• **Supplied material**
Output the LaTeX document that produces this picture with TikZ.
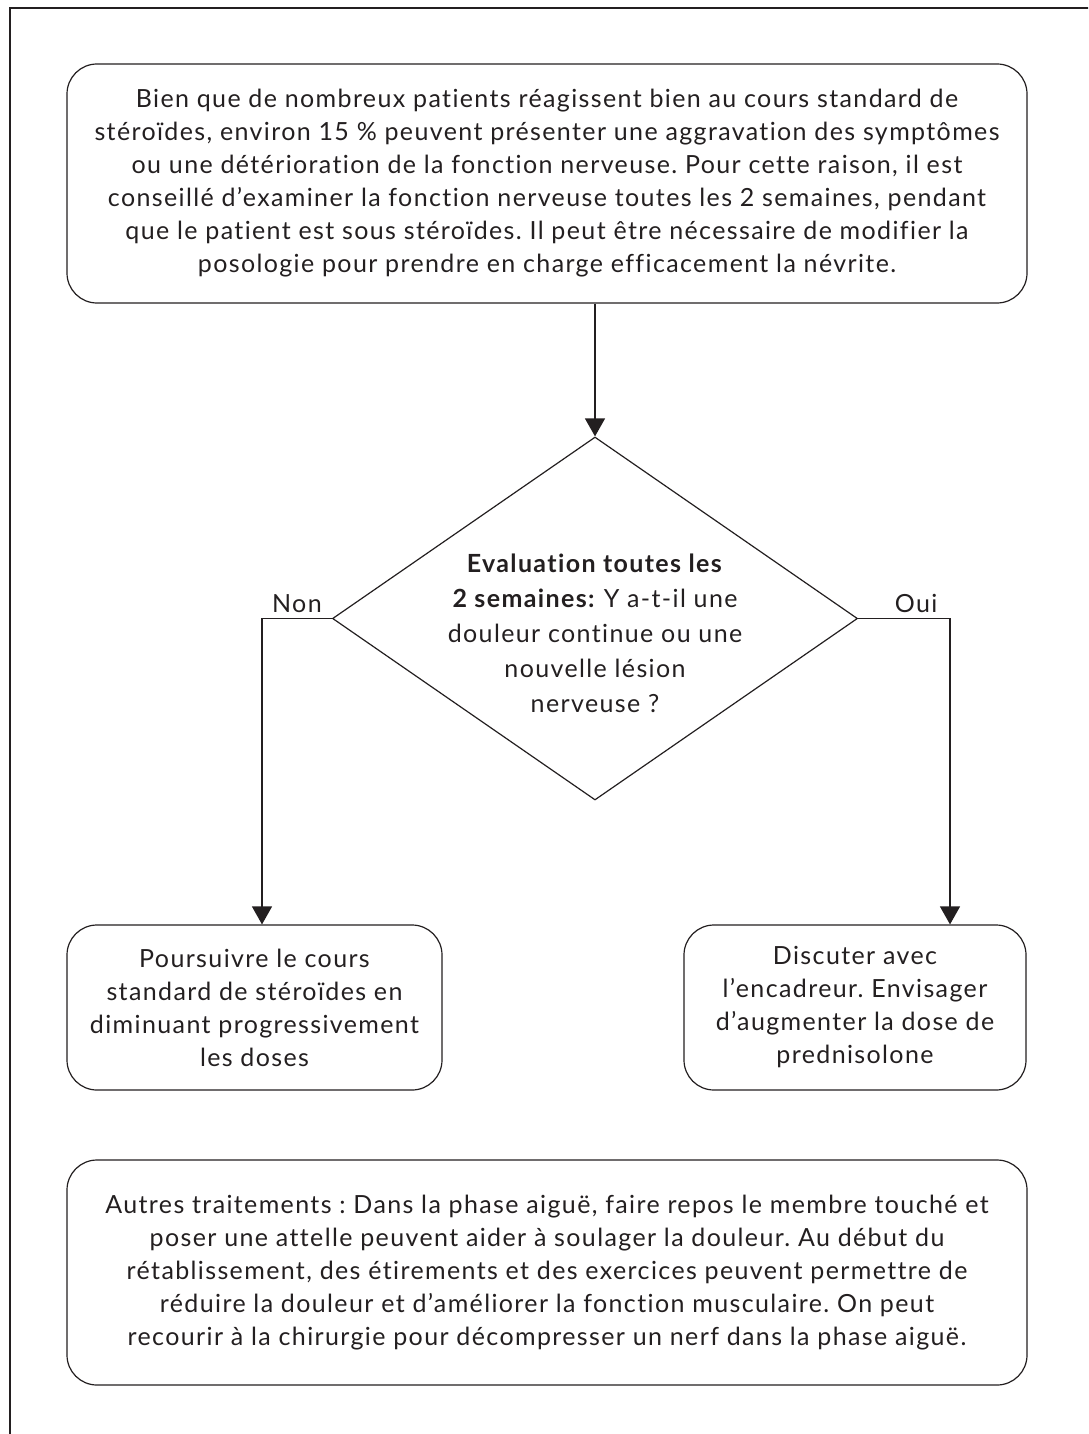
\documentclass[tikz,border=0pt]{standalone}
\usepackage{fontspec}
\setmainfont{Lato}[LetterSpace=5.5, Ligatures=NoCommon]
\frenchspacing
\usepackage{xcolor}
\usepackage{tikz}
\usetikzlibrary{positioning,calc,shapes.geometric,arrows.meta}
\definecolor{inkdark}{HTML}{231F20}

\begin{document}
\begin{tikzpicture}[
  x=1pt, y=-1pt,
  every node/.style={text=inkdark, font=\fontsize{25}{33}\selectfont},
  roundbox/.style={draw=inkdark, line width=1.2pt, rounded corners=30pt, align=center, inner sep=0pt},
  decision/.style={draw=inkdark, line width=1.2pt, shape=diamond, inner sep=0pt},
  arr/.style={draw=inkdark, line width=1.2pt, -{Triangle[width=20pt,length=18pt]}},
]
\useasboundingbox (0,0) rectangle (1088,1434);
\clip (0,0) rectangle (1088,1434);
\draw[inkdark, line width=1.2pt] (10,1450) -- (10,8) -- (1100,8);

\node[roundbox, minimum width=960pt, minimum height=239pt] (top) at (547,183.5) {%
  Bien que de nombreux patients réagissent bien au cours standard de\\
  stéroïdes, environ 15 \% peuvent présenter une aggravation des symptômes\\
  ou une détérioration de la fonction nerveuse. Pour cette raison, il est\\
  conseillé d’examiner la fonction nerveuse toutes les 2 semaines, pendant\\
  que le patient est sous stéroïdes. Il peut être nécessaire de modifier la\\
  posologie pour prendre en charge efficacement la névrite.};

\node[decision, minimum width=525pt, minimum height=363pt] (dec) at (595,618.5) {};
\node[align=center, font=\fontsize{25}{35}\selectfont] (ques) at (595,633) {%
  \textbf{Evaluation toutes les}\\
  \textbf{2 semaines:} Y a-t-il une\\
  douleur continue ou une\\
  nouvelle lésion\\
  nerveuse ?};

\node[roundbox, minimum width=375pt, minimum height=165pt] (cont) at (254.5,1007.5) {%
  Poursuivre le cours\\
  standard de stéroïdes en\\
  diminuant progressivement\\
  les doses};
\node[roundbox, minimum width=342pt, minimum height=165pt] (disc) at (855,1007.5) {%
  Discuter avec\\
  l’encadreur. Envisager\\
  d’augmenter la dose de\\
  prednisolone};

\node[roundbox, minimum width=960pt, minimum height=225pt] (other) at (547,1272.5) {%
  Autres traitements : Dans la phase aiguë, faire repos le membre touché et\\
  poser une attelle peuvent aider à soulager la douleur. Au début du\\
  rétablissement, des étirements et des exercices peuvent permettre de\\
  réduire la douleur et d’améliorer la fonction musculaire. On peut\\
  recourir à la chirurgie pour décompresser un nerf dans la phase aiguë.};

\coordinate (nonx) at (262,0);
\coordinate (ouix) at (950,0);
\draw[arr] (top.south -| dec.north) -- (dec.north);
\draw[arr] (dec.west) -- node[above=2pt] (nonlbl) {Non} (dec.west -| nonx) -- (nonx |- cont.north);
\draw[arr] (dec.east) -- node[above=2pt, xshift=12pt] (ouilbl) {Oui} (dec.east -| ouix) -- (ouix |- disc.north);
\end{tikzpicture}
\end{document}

• **Work required**
Write out exactly the lines between the start of the data and the line with "(10,8) -- (1100,8);", including both, but none of the pictures.

• **Output for this exercise**
Output the LaTeX document that produces this picture with TikZ.
\documentclass[tikz,border=0pt]{standalone}
\usepackage{fontspec}
\setmainfont{Lato}[LetterSpace=5.5, Ligatures=NoCommon]
\frenchspacing
\usepackage{xcolor}
\usepackage{tikz}
\usetikzlibrary{positioning,calc,shapes.geometric,arrows.meta}
\definecolor{inkdark}{HTML}{231F20}

\begin{document}
\begin{tikzpicture}[
  x=1pt, y=-1pt,
  every node/.style={text=inkdark, font=\fontsize{25}{33}\selectfont},
  roundbox/.style={draw=inkdark, line width=1.2pt, rounded corners=30pt, align=center, inner sep=0pt},
  decision/.style={draw=inkdark, line width=1.2pt, shape=diamond, inner sep=0pt},
  arr/.style={draw=inkdark, line width=1.2pt, -{Triangle[width=20pt,length=18pt]}},
]
\useasboundingbox (0,0) rectangle (1088,1434);
\clip (0,0) rectangle (1088,1434);
\draw[inkdark, line width=1.2pt] (10,1450) -- (10,8) -- (1100,8);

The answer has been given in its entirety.